─── SUPPLIED DATA

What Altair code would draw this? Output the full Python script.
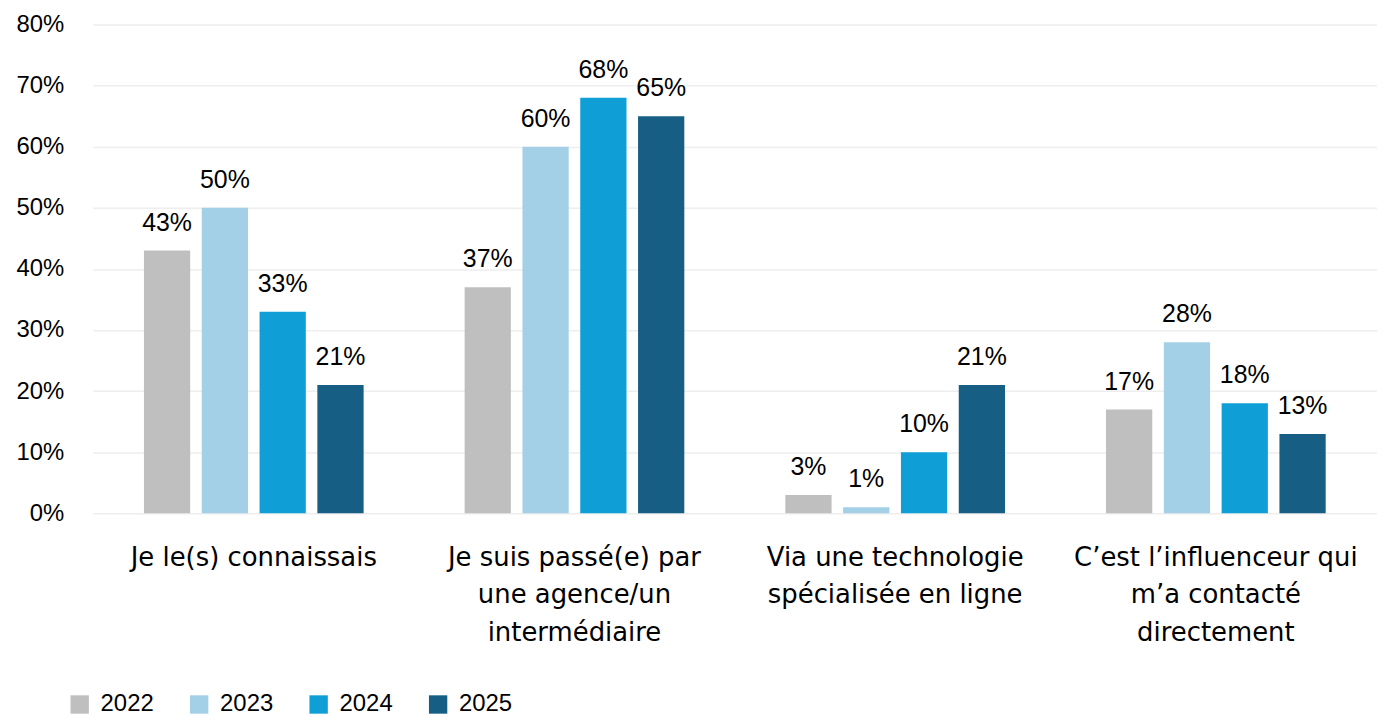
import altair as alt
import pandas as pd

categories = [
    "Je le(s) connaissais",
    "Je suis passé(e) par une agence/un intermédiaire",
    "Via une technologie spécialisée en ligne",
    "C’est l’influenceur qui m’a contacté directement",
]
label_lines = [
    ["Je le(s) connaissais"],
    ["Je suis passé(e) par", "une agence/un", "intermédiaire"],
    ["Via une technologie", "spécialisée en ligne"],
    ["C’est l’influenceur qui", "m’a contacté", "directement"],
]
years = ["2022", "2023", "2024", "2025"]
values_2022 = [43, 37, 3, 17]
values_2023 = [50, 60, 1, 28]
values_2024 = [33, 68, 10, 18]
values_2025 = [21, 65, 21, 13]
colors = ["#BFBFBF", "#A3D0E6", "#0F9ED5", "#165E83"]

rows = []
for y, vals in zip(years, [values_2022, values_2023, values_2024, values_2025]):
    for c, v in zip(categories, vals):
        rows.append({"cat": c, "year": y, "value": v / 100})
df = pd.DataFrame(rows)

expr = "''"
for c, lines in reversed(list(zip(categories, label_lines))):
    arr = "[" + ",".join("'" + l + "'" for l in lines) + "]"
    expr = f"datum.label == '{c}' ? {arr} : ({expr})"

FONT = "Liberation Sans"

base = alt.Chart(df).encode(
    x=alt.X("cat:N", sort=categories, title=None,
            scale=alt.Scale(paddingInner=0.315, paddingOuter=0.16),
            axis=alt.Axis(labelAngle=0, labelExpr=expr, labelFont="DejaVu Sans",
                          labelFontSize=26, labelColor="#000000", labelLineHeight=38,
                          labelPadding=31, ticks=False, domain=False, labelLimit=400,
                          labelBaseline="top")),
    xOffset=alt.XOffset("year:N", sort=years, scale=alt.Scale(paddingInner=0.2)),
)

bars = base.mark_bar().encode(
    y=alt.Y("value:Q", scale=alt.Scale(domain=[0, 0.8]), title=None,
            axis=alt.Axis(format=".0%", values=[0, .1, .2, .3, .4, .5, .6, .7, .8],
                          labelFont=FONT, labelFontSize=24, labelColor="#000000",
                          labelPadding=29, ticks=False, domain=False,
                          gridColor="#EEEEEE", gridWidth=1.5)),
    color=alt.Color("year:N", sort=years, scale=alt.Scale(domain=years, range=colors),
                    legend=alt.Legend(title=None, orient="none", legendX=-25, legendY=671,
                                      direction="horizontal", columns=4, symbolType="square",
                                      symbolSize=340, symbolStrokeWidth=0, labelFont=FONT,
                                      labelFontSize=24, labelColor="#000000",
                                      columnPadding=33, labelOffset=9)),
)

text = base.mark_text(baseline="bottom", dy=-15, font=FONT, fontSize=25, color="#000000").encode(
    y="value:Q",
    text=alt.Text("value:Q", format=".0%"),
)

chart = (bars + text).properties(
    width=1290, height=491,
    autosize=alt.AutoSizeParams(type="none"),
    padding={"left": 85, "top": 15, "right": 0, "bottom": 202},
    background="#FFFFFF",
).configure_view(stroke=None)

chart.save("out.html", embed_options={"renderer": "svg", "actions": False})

──────

STATED PROBLEM: Write out exactly the opening lines of the data, stopping after the line that holds "import pandas as pd". Exclude pictures.

FINISHED EXERCISE:
What Altair code would draw this? Output the full Python script.
import altair as alt
import pandas as pd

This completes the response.